Costa Crociere Ship Runs Aground Near Island of Giglio, in Italy
The last night, the Costa Cruises "Concordia" ship hit a rock a few meters from the island of Giglio. The hole of 70 meters along the hull made it to incline. Two of the three passengers confirmed dead are French, France 24 reported, while the third is a Peruvian person.
"Most people reached land by lifeboats but some swam to shore. At least 50 people have not yet been accounted for, Italian officials say, but they caution that the passenger list may not be fully up to date." BBC reported.
Passengers were initially told that the ship had shuddered to a halt for electrical reasons.
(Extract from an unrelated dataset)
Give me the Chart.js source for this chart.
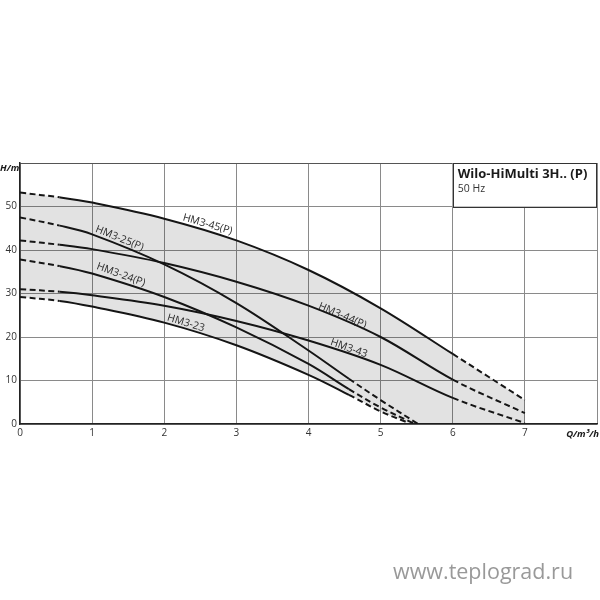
<!DOCTYPE html>
<html><head><meta charset="utf-8">
<script src="https://cdn.jsdelivr.net/npm/chart.js@4/dist/chart.umd.min.js"></script>
<style>
html,body{margin:0;padding:0;background:#fff;}
#wrap{position:relative;width:600px;height:600px;}
</style></head><body>
<div id="wrap"><canvas id="c" width="600" height="600"></canvas></div>
<script>
// ---- data (Q in m³/h, H in m) ----
const q45 = [0, 0.55, 1, 2, 3, 4, 5, 6, 7];
const h45 = [53.2, 52.1, 50.9, 47.2, 42.2, 35.4, 26.6, 16.1, 5.5];
const q44 = [0, 0.55, 1, 2, 3, 4, 5, 6, 7];
const h44 = [42.2, 41.2, 40.2, 37.0, 32.7, 27.2, 20.0, 10.2, 2.5];
const q43 = [0, 0.55, 1, 2, 3, 4, 5, 6, 7];
const h43 = [31.0, 30.4, 29.6, 27.2, 23.7, 19.2, 13.6, 6.0, 0.2];
const q25 = [0, 0.55, 1, 2, 3, 4, 4.56, 5.0, 5.52];
const h25 = [47.5, 45.6, 43.6, 36.7, 27.8, 16.9, 10.4, 5.5, 0.0];
const q24 = [0, 0.55, 1, 2, 3, 4, 4.56, 5.0, 5.45];
const h24 = [37.8, 36.3, 34.6, 29.2, 22.2, 13.8, 8.0, 3.8, 0.2];
const q23 = [0, 0.55, 1, 2, 3, 4, 4.56, 5.0, 5.38];
const h23 = [29.2, 28.3, 27.0, 23.3, 18.1, 11.3, 6.7, 2.9, 0.3];
const qAxisEnd = [5.52, 7];
const hAxisEnd = [0, 0];
const curveNames = ['HM3-45(P)', 'HM3-44(P)', 'HM3-43', 'HM3-25(P)', 'HM3-24(P)', 'HM3-23'];
const xTickLabels = ['0', '1', '2', '3', '4', '5', '6', '7', ''];
const yTickLabels = ['0', '10', '20', '30', '40', '50', ''];

const pts = (q, h) => q.map((x, i) => ({x: x, y: h[i]}));
const curves = [
  {name: curveNames[0], q: q45, h: h45, from: 0.55, to: 6},
  {name: curveNames[1], q: q44, h: h44, from: 0.55, to: 6},
  {name: curveNames[2], q: q43, h: h43, from: 0.55, to: 6},
  {name: curveNames[3], q: q25, h: h25, from: 0.55, to: 4.56},
  {name: curveNames[4], q: q24, h: h24, from: 0.55, to: 4.56},
  {name: curveNames[5], q: q23, h: h23, from: 0.55, to: 4.56}
];
const labelPos = [
  {t: curveNames[0], x: 2.6, y: 45.9, a: 16},
  {t: curveNames[1], x: 4.47, y: 24.9, a: 23},
  {t: curveNames[2], x: 4.56, y: 17.4, a: 19},
  {t: curveNames[3], x: 1.38, y: 42.7, a: 22},
  {t: curveNames[4], x: 1.4, y: 34.3, a: 20},
  {t: curveNames[5], x: 2.3, y: 23.2, a: 17}
];

const TENSION = 0.35;
const datasets = [
  {label: 'envTop', data: pts(q45, h45), borderWidth: 0, pointRadius: 0,
   fill: '+1', backgroundColor: 'rgba(0,0,0,0.115)', tension: TENSION},
  {label: 'envBottom', data: pts(q23.concat(qAxisEnd), h23.concat(hAxisEnd)), borderWidth: 0,
   pointRadius: 0, fill: false, tension: 0.2}
];
curves.forEach(c => {
  datasets.push({
    label: c.name, data: pts(c.q, c.h), borderColor: '#151515', borderWidth: 2,
    pointRadius: 0, fill: false, tension: TENSION,
    segment: {
      borderDash: ctx => (ctx.p0.parsed.x < c.from - 1e-6 || ctx.p1.parsed.x > c.to + 1e-6) ? [6, 3.5] : undefined
    }
  });
});

const FONT = '"Open Sans", "Noto Sans", sans-serif';
const overlay = {
  id: 'overlay',
  afterDatasetsDraw(chart) {
    const ctx = chart.ctx, xs = chart.scales.x, ys = chart.scales.y;
    ctx.save();
    // curve labels
    ctx.fillStyle = '#2a2a2a';
    ctx.font = '10.5px ' + FONT;
    ctx.textAlign = 'center';
    ctx.textBaseline = 'middle';
    labelPos.forEach(l => {
      ctx.save();
      ctx.translate(xs.getPixelForValue(l.x), ys.getPixelForValue(l.y));
      ctx.rotate(l.a * Math.PI / 180);
      ctx.fillText(l.t, 0, 0);
      ctx.restore();
    });
    // title box
    const bx0 = xs.getPixelForValue(6), bx1 = xs.getPixelForValue(8);
    const by0 = ys.getPixelForValue(60), by1 = ys.getPixelForValue(50);
    ctx.fillStyle = '#fff';
    ctx.fillRect(bx0, by0, bx1 - bx0, by1 - by0);
    ctx.strokeStyle = '#333';
    ctx.lineWidth = 1;
    ctx.strokeRect(Math.round(bx0) + 0.5, Math.round(by0) + 0.5, Math.round(bx1 - bx0) - 1, Math.round(by1 - by0));
    ctx.fillStyle = '#1a1a1a';
    ctx.textAlign = 'left';
    ctx.textBaseline = 'alphabetic';
    ctx.font = 'bold 13px ' + FONT;
    ctx.fillText('Wilo-HiMulti 3H.. (P)', bx0 + 5, by0 + 15);
    ctx.fillStyle = '#333';
    ctx.font = '10.5px ' + FONT;
    ctx.fillText('50 Hz', bx0 + 5, by0 + 29);
    // axis titles
    ctx.fillStyle = '#1a1a1a';
    ctx.font = 'italic bold 9.5px ' + FONT;
    ctx.textAlign = 'left';
    ctx.fillText('H/m', 0, by0 + 8);
    ctx.textAlign = 'right';
    ctx.fillText('Q/m³/h', 599, ys.getPixelForValue(0) + 13);
    // watermark
    ctx.fillStyle = '#999';
    ctx.font = '21.5px ' + FONT;
    ctx.textAlign = 'left';
    ctx.fillText('www.teplograd.ru', 393, 579);
    ctx.restore();
  }
};

new Chart(document.getElementById('c'), {
  type: 'scatter',
  data: {datasets: datasets},
  plugins: [overlay],
  options: {
    responsive: false,
    animation: false,
    showLine: true,
    layout: {padding: {top: 163, right: 1, left: 0, bottom: 0}},
    plugins: {legend: {display: false}, tooltip: {enabled: false}, filler: {drawTime: 'beforeDatasetsDraw'}},
    scales: {
      x: {
        type: 'linear', min: 0, max: 8,
        afterFit: s => { s.height = 176; },
        grid: {color: '#8a8a8a', lineWidth: 1, drawTicks: false},
        border: {color: '#222', width: 1.5},
        ticks: {stepSize: 1, padding: 3, color: '#333', font: {family: FONT, size: 10},
          maxRotation: 0, autoSkip: false,
          callback: (v, i) => xTickLabels[i] !== undefined ? xTickLabels[i] : ''}
      },
      y: {
        type: 'linear', min: 0, max: 60,
        afterFit: s => { s.width = 20; },
        grid: {color: ctx => ctx.tick && ctx.tick.value === 60 ? '#555' : '#8a8a8a', lineWidth: 1, drawTicks: false},
        border: {color: '#222', width: 1.5},
        ticks: {stepSize: 10, padding: 3, color: '#333', font: {family: FONT, size: 10},
          callback: (v, i) => yTickLabels[i] !== undefined ? yTickLabels[i] : ''}
      }
    }
  }
});
</script>
</body></html>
For 45 minutes they were told there was a simple "technical problem" before being advised to put on life jackets and head for lifeboats, Deutsche Welle reported.
The ship sank had already had other accidents
The Costa Concordia before the tragedy on the Island of Giglio had a series of accidents. On May 4, 2010, a Russian tourist of 33 years falls into the sea from the deck of the ship, probably a suicide. Six months after a mobile crane at the port of Savona crashes on the ship. Luckily the crane caused neither damage or injuries.
In November 22, 2008 the ship had an incident at the port of Palermo; because of strong winds, the ship had a collision against the Sicilian port of the dock. The impact was tough, it created a massive rift between the forward and the right side of ship, and one of the bow doors were destroyed. Fortunately no injuries were recorded.
The ship was inaugurated September 2005, when it had an unfortunate baptism; the bottle of champagne, with which they christened the new boat, did not break the hull of the ship that will sail the sea. A bad presage, according to maritime tradition.
Acquired by Carnival Corporation, an American-British company, and the world's largest cruise ship operator, in 2000, Costa Cruises is now one of eleven brands operated by Carnival Corporation & PLC and accounts for approximately 16% of its revenue.